Contrary to Illes's assertion, Todd v. Commissioner, 862 F.2d 540 (5th Cir. 1988), and Gainer v. Commissioner, 893 F.2d 225 (9th Cir. 1990), are inapposite. In both of those cases, the claimed deductions were disallowed because the property at issue was not put into service in the tax year for which the deduction and credit were claimed. Thus, the claimed deduction was improper without regard to whether the investors overvalued their interests in the property. As such, the underpayment was held not attributable to the overvaluation for the purposes of section 6659. Todd, 862 F.2d at 542-43; Gainer, 893 F.2d at 227-28.
Illes does not cite Heasley in support of this argument even though the tax shelter involved there is more closely analogous to the CCAC scheme than is the FoodSource shelter. Nevertheless, Donahue also distinguished Heasley in a manner that renders it inapposite to this case. Donahue, 1992 WL 70174, at [*]4, 1992 U.S.App. LEXIS 7139, at [*]12.
This is not the case with the CCAC shelter. Had it not been for the valuation overstatement, Illes would not have underpaid his taxes. Thus, Todd and Gainer are inapposite to Illes's claim. We adopted this distinction in Donahue, 1992 WL 70174, at [*]4-[*]5, 1992 U.S.App. LEXIS 3719, at [*]12-[*]13.

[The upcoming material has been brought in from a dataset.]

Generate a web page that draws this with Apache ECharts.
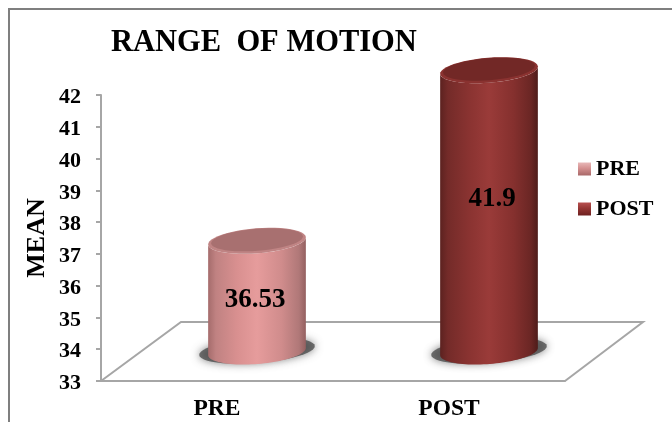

The Commissioner also assessed an addition to Illes's tax under I.R.C. § 6661, which provides for an addition where "there is a substantial understatement of income tax." Under subsection (c), the Commissioner has discretion to waive this addition if there was reasonable cause for the understatement and the taxpayer acted in good faith. I.R.C. § 6661(c). Illes resurrects his argument that he reasonably and in good faith relied on the advice of his accountant. For the reasons set forth in Part B, this argument is unavailing.
For substantial underpayments, those exceeding one thousand dollars, that are attributable to tax motivated transactions, the rate of interest is 120% of the standard underpayment rate. I.R.C. § 6621(c). Illes admits that if we affirm either the addition assessed under section 6659 or the finding that he did not act reasonably, then the interest was properly computed under section 6621(c). See Gomberg, 868 F.2d at 866-67; Gilman, 933 F.2d at 152. We have affirmed both and therefore affirm the Commissioner's interest computation.
For the foregoing reasons, we AFFIRM the Tax Court in all respects.